Recently, I signed up with Goodreads. It's a great way to keep track of what books I would like to read. It's a social networking site, too, so I imagine it's a fun way to interact with other readers. I am afraid I don't use it to its full potential. I'm just not in the habit of sigining in. I do get updates to what my friends read and am able to see their reviews. I also have very few friends on Goodreads, simply because I can't juggle that many friends lists.
One thing I see is what my friends read. I'm always a little amazed at how fast others read and how much the volume that they read. I am not a fast reader, and I don't finish nearly as many books as others do. I've noticed lately that when I see how fast others read, I think, "Why can't I read that fast?" I wonder what I'm doing wrong. I simply have not finished a lot of books lately. I do read every day, though.
It continues to amaze and discourage me how easily I begin to compare myself. I know in my head it's wrong, and daily, I pray for God to give me contentment, but yet that comparison monster shows up. It's so annoying. I will be so glad one day when I shed this mortality and can stop thinking like that. It really is astounding how every little thing can become a point of comparison if we let it.
So, I'm not a speedreader. I don't need to make excuses for my slow progress. Sometimes, we have this idea that we have to perform even when in our heads, we know we don't.

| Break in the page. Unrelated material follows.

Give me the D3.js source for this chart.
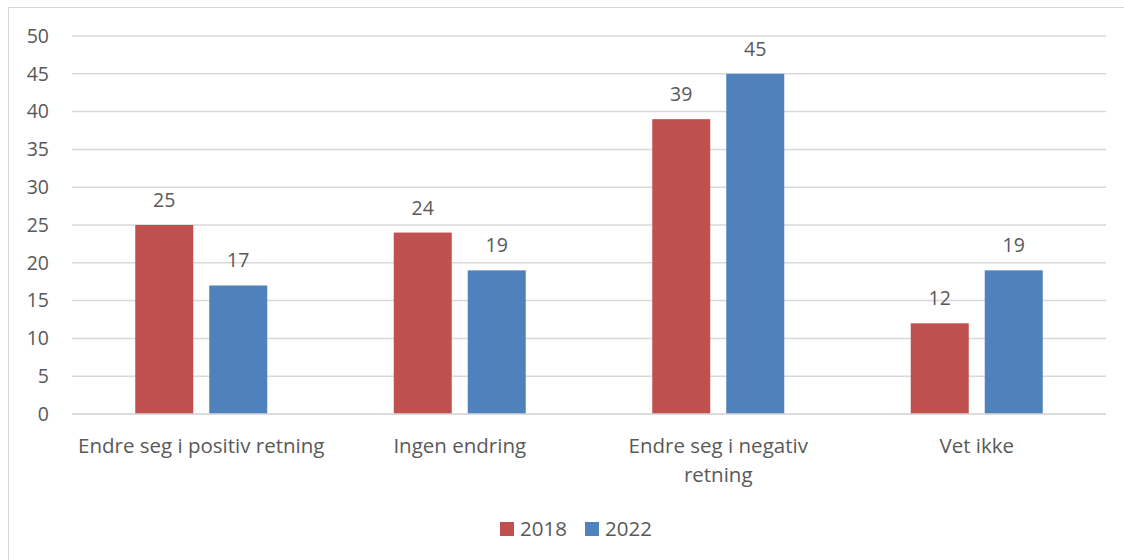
<!DOCTYPE html>
<html>
<head>
<meta charset="utf-8">
<script src="https://cdn.jsdelivr.net/npm/d3@7"></script>
<style>
  body { margin: 0; background: #fff; }
  text { font-family: "Open Sans", "Noto Sans", sans-serif; fill: #595959; }
</style>
</head>
<body>
<script>
// chart data
const categories = ["Endre seg i positiv retning", "Ingen endring", "Endre seg i negativ retning", "Vet ikke"];
const catLines = [["Endre seg i positiv retning"], ["Ingen endring"], ["Endre seg i negativ", "retning"], ["Vet ikke"]];
const years = ["2018", "2022"];
const values2018 = [25, 24, 39, 12];
const values2022 = [17, 19, 45, 19];
const yTicks = [0, 5, 10, 15, 20, 25, 30, 35, 40, 45, 50];
const colors = ["#C0504D", "#4F81BD"];

const W = 1124, H = 560;
const plotL = 72, plotR = 1106, plotT = 36, plotB = 414;

const svg = d3.select("body").append("svg")
    .attr("width", W)
    .attr("height", H);

// outer frame
svg.append("rect")
    .attr("x", 8.5).attr("y", 7.5)
    .attr("width", W).attr("height", H)
    .attr("fill", "none")
    .attr("stroke", "#d9d9d9");

const x = d3.scaleBand().domain(categories).range([plotL, plotR]);
const sub = d3.scaleBand().domain(years).range([0, 132]).paddingInner(16 / 74);
const y = d3.scaleLinear().domain([0, 50]).range([plotB, plotT]);

// grid
svg.append("g").selectAll("line")
    .data(yTicks)
    .join("line")
    .attr("x1", plotL).attr("x2", plotR)
    .attr("y1", d => y(d)).attr("y2", d => y(d))
    .attr("stroke", "#d9d9d9")
    .attr("stroke-width", 1.5);

// y labels
svg.append("g").selectAll("text")
    .data(yTicks)
    .join("text")
    .attr("x", 49)
    .attr("y", d => y(d))
    .attr("dy", "0.35em")
    .attr("text-anchor", "end")
    .style("font-size", "19.5px")
    .text(d => d);

const series = [values2018, values2022];
series.forEach((vals, si) => {
  const g = svg.append("g");
  const data = categories.map((c, i) => ({ c, v: vals[i] }));
  const off = d => x(d.c) + x.bandwidth() / 2 - 66 + sub(years[si]);
  g.selectAll("rect")
    .data(data)
    .join("rect")
    .attr("x", off)
    .attr("y", d => y(d.v))
    .attr("width", sub.bandwidth())
    .attr("height", d => y(0) - y(d.v))
    .attr("fill", colors[si]);
  g.selectAll("text")
    .data(data)
    .join("text")
    .attr("x", d => off(d) + sub.bandwidth() / 2)
    .attr("y", d => y(d.v) - 18)
    .attr("text-anchor", "middle")
    .style("font-size", "19.5px")
    .text(d => d.v);
});

// redraw axis line on top
svg.append("line")
    .attr("x1", plotL).attr("x2", plotR)
    .attr("y1", y(0)).attr("y2", y(0))
    .attr("stroke", "#d9d9d9")
    .attr("stroke-width", 1.5);

// category labels
const cl = svg.append("g").selectAll("text")
    .data(categories)
    .join("text")
    .attr("x", d => x(d) + x.bandwidth() / 2)
    .attr("y", 453)
    .attr("text-anchor", "middle")
    .style("font-size", "20.5px");
cl.selectAll("tspan")
    .data((d, i) => catLines[i].map(t => ({ t, cx: x(d) + x.bandwidth() / 2 })))
    .join("tspan")
    .attr("x", d => d.cx)
    .attr("dy", (d, i) => i === 0 ? 0 : 29)
    .text(d => d.t);

// legend
const legendX = [500, 585];
const lg = svg.append("g").selectAll("g")
    .data(years)
    .join("g")
    .attr("transform", (d, i) => `translate(${legendX[i]},522)`);
lg.append("rect")
    .attr("width", 14).attr("height", 14)
    .attr("fill", (d, i) => colors[i]);
lg.append("text")
    .attr("x", 20).attr("y", 7)
    .attr("dy", "0.35em")
    .style("font-size", "20.5px")
    .text(d => d);
</script>
</body>
</html>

The internet has lots of great value, but it's one way to foster doubt, comparison, and discontent. I need to remember that my life is about living before an audience of One. God cares that I know His Word, and I'm sure He is pleased when I learn more about Him through other books. But I'm pretty sure He doesn't care if I only finish one or two books over the summer. I need to be less worried about what others are doing and more concerned about living in simple obedience.
It's been a while since I read the Envy of Eve, which talks so much about comparison. Clearly, I need to go back to my reading journal and re-visit the salient points.